Título: Perdas e danos
Autor: Carvalho, José Otavio
Fonte: O Globo, 11/04/2011, Opinião, p. 7

Aindústria do cimento brasileira é hoje reconhecida internacionalmente por sua excelente performance energética e ambiental e pela reduzida emissão de gases de efeito estufa, inclusive quando comparada a países desenvolvidos, como Estados Unidos, da União Europeia e Japão. Essa posição privilegiada não ocorre por acaso, mas é fruto de um enorme esforço das indústrias que realizam, há muitos anos, ações que resultaram em significativa redução de suas emissões, contribuindo no combate às mudanças climáticas.

De acordo com o 2º Inventário Brasileiro de Emissões de Gases de Efeito Estufa, recentemente divulgado pelo Governo, a participação do cimento é de apenas 1,4% da emissão total de CO2 do Brasil. Em um país onde as queimadas florestais são as principais fontes de emissão, esse valor está muito abaixo da média mundial do setor de cimento.

A Agência Internacional de Energia, em estudo recentemente publicado, analisou o potencial de redução das emissões de CO2 da indústria cimenteira dos principais países produtores do mundo, com base nas melhores práticas existentes.
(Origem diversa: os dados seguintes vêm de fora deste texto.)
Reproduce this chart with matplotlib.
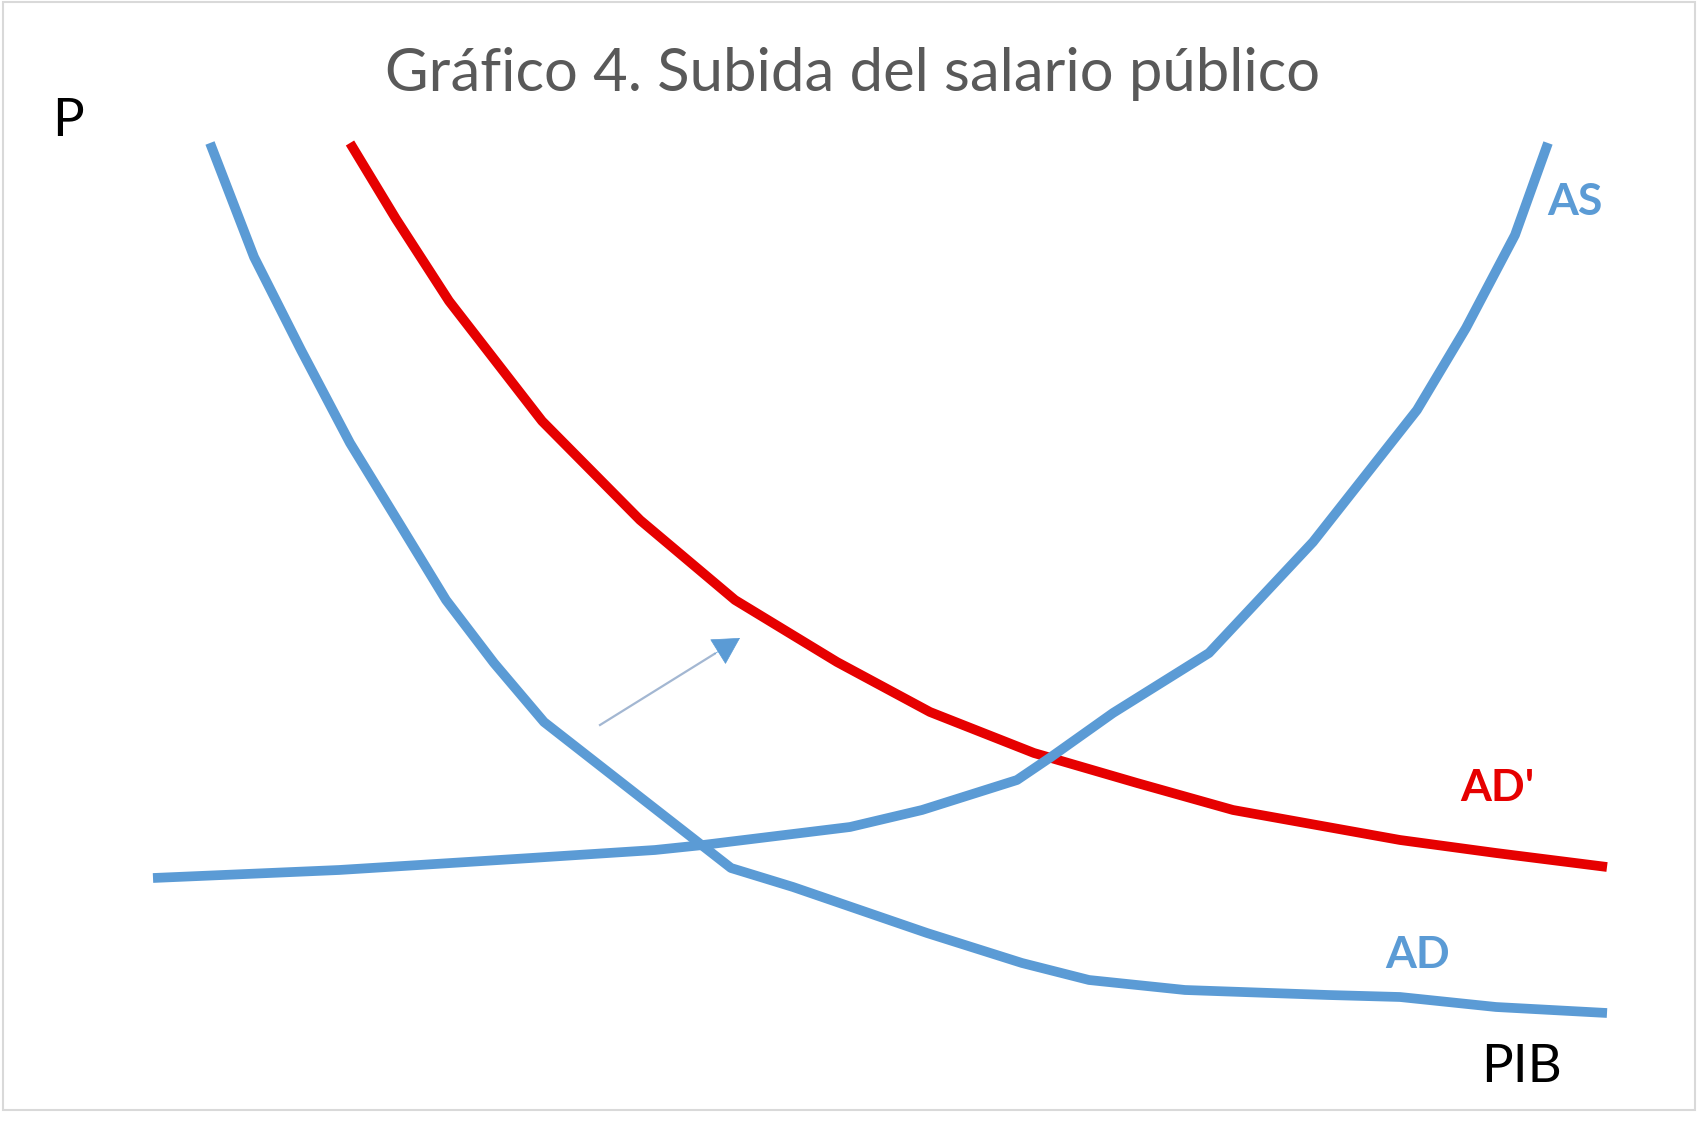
import matplotlib
matplotlib.use("Agg")
import matplotlib.pyplot as plt
from matplotlib.patches import Rectangle

# curve points (PIB on x, P on y, pixel-like units, P up)
ad_x = [210, 254, 301, 350, 399, 446, 494, 544, 640, 731, 793, 860, 927, 1022,
        1089, 1185, 1328, 1400, 1496, 1607]
ad_p = [984, 870, 777, 684, 604, 527, 464, 405, 330, 259, 240, 217, 194, 164,
        147, 137, 132, 130, 120, 114]

ad2_x = [350, 396, 449, 542, 640, 735, 837, 930, 1034, 1137, 1233, 1400, 1496, 1607]
ad2_p = [984, 908, 826, 706, 607, 527, 465, 415, 374, 344, 317, 287, 274, 260]

as_x = [153, 339, 531, 655, 703, 850, 922, 1017, 1051, 1113, 1209, 1313, 1417, 1466, 1515, 1548]
as_p = [249, 257, 269, 277, 282, 300, 317, 347, 370, 414, 474, 585, 717, 799, 892, 984]

# shift arrow (tail -> tip)
arrow_tail = (600, 402)
arrow_tip = (740, 489)

title = "Gráfico 4. Subida del salario público"
blue = "#5b9bd5"
red = "#e60000"

W, H = 1706, 1127
fig = plt.figure(figsize=(W / 100, H / 100), dpi=100)
ax = fig.add_axes([0, 0, 1, 1])
ax.set_xlim(0, W)
ax.set_ylim(0, H)
ax.axis("off")

# light frame round the chart
ax.add_patch(Rectangle((3, H - 1110), 1692, 1108, fill=False, edgecolor="#d9d9d9", lw=1.5))

lw = 7
for xs, ps, c in [(ad_x, ad_p, blue), (ad2_x, ad2_p, red), (as_x, as_p, blue)]:
    ax.plot(xs, ps, color=c, lw=lw, solid_joinstyle="round", solid_capstyle="butt")

# arrow: thin greyish shaft, blue head
f = 0.82
base = (arrow_tail[0] + f * (arrow_tip[0] - arrow_tail[0]),
        arrow_tail[1] + f * (arrow_tip[1] - arrow_tail[1]))
ax.plot([arrow_tail[0], base[0]], [arrow_tail[1], base[1]], color="#a3b7d2", lw=1.6)
ax.annotate("", xy=arrow_tip, xytext=base,
            arrowprops=dict(arrowstyle="-|>,head_length=0.9,head_width=0.5",
                            mutation_scale=20, lw=0.5, fc=blue, ec=blue,
                            shrinkA=0, shrinkB=0))

font = "Lato"
ax.text(853, H - 74, title, ha="center", va="center", fontsize=43,
        color="#595959", family=font)
ax.text(68, H - 122, "P", ha="center", va="center", fontsize=38, color="black", family=font)
ax.text(1522, H - 1067, "PIB", ha="center", va="center", fontsize=38, color="black", family=font)
ax.text(1575, H - 202, "AS", ha="center", va="center", fontsize=32, color=blue,
        family=font, fontweight="bold")
ax.text(1497, H - 788, "AD'", ha="center", va="center", fontsize=32, color=red,
        family=font, fontweight="bold")
ax.text(1418, H - 955, "AD", ha="center", va="center", fontsize=32, color=blue,
        family=font, fontweight="bold")

fig.savefig("out.png", dpi=100, facecolor="white")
O resultado apresentou a indústria brasileira como a de menor potencial, em virtude do grau de excelência alcançado quando comparado aos outros países, que ainda não conseguiram implementar plenamente essas ações.

Essa posição de destaque ocorre graças a um parque industrial moderno e eficiente, resultado do esforço do setor na busca por um melhor aproveitamento energético desde a crise do petróleo na década de 70. Praticamente todo o cimento no país é hoje produzido por via seca, em fornos equipados com pré-aquecedores/pré-calcinadores, garantindo uma grande redução no uso de combustíveis e, consequentemente, menor emissão de CO2.

O Brasil também é referência na produção de cimentos com adições. Praticado no país há mais de 50 anos, o uso intensivo de resíduos como cinzas de termelétricas e escórias siderúrgicas na produção de cimento está sendo seguido hoje no mundo pelo fato de reduzir a emissão e conferir propriedades específicas de aplicação, valorizando o produto.

O setor, ainda, utiliza cada vez mais combustíveis alternativos (pneus, óleos, tintas, bagaço de cana, carvão vegetal, casca de arroz etc.), em substituição a combustíveis fósseis não renováveis.

Essa situação privilegiada do Brasil não se replica no mundo inteiro. Diversos países ainda utilizam equipamentos e processos pouco eficientes, levando a um aumento do uso de energia e das emissões. Alguns desses, que respondem por grande parte da produção mundial de cimento, como China, Índia e Rússia, ainda têm parte de seus parques industriais com fornos de tecnologias obsoletas.

Alguns, no entanto, realizam hoje grandes projetos de transformação de suas indústrias. O governo chinês vem trabalhando em um ambicioso programa de substituição de milhares de pequenos fornos verticais, de baixa capacidade de produção e altíssimos níveis de consumo energético e emissão de gases e poeira, por modernas unidades equipadas com sistemas de controle de poluição, filtros de alto desempenho e monitoramento on-line dos gases, como as existentes no Brasil. Uma ótima notícia, já que a China produz metade do cimento no mundo.

Esse esforço mundial na direção de uma produção cada vez mais limpa vai continuar. No Brasil, evoluímos muito, e precisamos seguir avançando. Nosso desafio é grande, já que o crescimento econômico e da construção civil está exigindo incrementos na produção de cimento. Deve-se trabalhar para que a expansão do parque se dê sempre por meio da implantação de unidades modernas, como as já existentes, de alta eficiência energética e menor emissão, dentro dos mesmos padrões de excelência responsáveis por nos propiciar o atual reconhecimento internacional. Sem cair na tentação, no ímpeto de atender pequenos mercados em crescimento, de admitir a adoção de processos e tecnologias ineficientes que hoje estão sendo abandonadas no mundo, comprometendo nosso sucesso e prejudicando o meio ambiente e a comunidade.

JOSÉ OTAVIO CARVALHO é presidente do Sindicato Nacional da Indústria do Cimento. YUSHIRO KIHARA é gerente de Tecnologia da Associação Brasileira de Cimento Portland.